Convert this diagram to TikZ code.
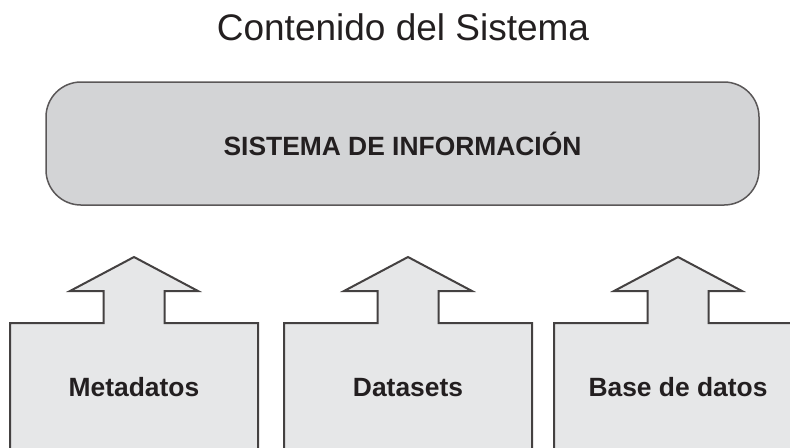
\documentclass[tikz,border=0pt]{standalone}
\usepackage{fontspec}
\setmainfont{Liberation Sans}
\usepackage{tikz}
\usepackage{xcolor}
\definecolor{sisgray}{RGB}{211,212,214}
\definecolor{boxgray}{RGB}{230,231,232}
\definecolor{ink}{RGB}{35,31,32}

\begin{document}
\begin{tikzpicture}[x=0.5pt,y=-0.5pt,
	lbl/.style={font=\fontsize{13.2}{16}\selectfont\bfseries,text=ink},
	srcbox/.style={fill=boxgray,draw=ink!85,line width=1pt,line join=miter}]
		\path[use as bounding box,clip] (0,0) rectangle (790,447);
		
		\node[font=\fontsize{18.5}{22}\selectfont,text=ink,anchor=base] (t) at (403,40) {Contenido del Sistema};
		\node[draw=ink!75,fill=sisgray,line width=0.75pt,rounded corners=17.5pt,
			minimum width=356.5pt,minimum height=61.5pt,lbl] (s) at (402.5,143.5) {SISTEMA DE INFORMACIÓN};
		
		\foreach \cx/\name/\txt in {134/b1/Metadatos,408/b2/Datasets,678/b3/Base de datos}{
			\filldraw[srcbox] (\cx-124,470) -- (\cx-124,323) -- (\cx-30.5,323) -- (\cx-30.5,291)
				-- (\cx-64,291) -- (\cx,257) -- (\cx+64,291) -- (\cx+30.5,291) -- (\cx+30.5,323)
				-- (\cx+124,323) -- (\cx+124,470);
			\node[lbl,anchor=base] (\name) at (\cx,396) {\txt};
		}
		\end{tikzpicture}
\end{document}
####################
Skip every picture and transcribe the data above exactly.

**Solution to this problem:**
Convert this diagram to TikZ code.
\documentclass[tikz,border=0pt]{standalone}
\usepackage{fontspec}
\setmainfont{Liberation Sans}
\usepackage{tikz}
\usepackage{xcolor}
\definecolor{sisgray}{RGB}{211,212,214}
\definecolor{boxgray}{RGB}{230,231,232}
\definecolor{ink}{RGB}{35,31,32}

\begin{document}
\begin{tikzpicture}[x=0.5pt,y=-0.5pt,
	lbl/.style={font=\fontsize{13.2}{16}\selectfont\bfseries,text=ink},
	srcbox/.style={fill=boxgray,draw=ink!85,line width=1pt,line join=miter}]
		\path[use as bounding box,clip] (0,0) rectangle (790,447);
		
		\node[font=\fontsize{18.5}{22}\selectfont,text=ink,anchor=base] (t) at (403,40) {Contenido del Sistema};
		\node[draw=ink!75,fill=sisgray,line width=0.75pt,rounded corners=17.5pt,
			minimum width=356.5pt,minimum height=61.5pt,lbl] (s) at (402.5,143.5) {SISTEMA DE INFORMACIÓN};
		
		\foreach \cx/\name/\txt in {134/b1/Metadatos,408/b2/Datasets,678/b3/Base de datos}{
			\filldraw[srcbox] (\cx-124,470) -- (\cx-124,323) -- (\cx-30.5,323) -- (\cx-30.5,291)
				-- (\cx-64,291) -- (\cx,257) -- (\cx+64,291) -- (\cx+30.5,291) -- (\cx+30.5,323)
				-- (\cx+124,323) -- (\cx+124,470);
			\node[lbl,anchor=base] (\name) at (\cx,396) {\txt};
		}
		\end{tikzpicture}
\end{document}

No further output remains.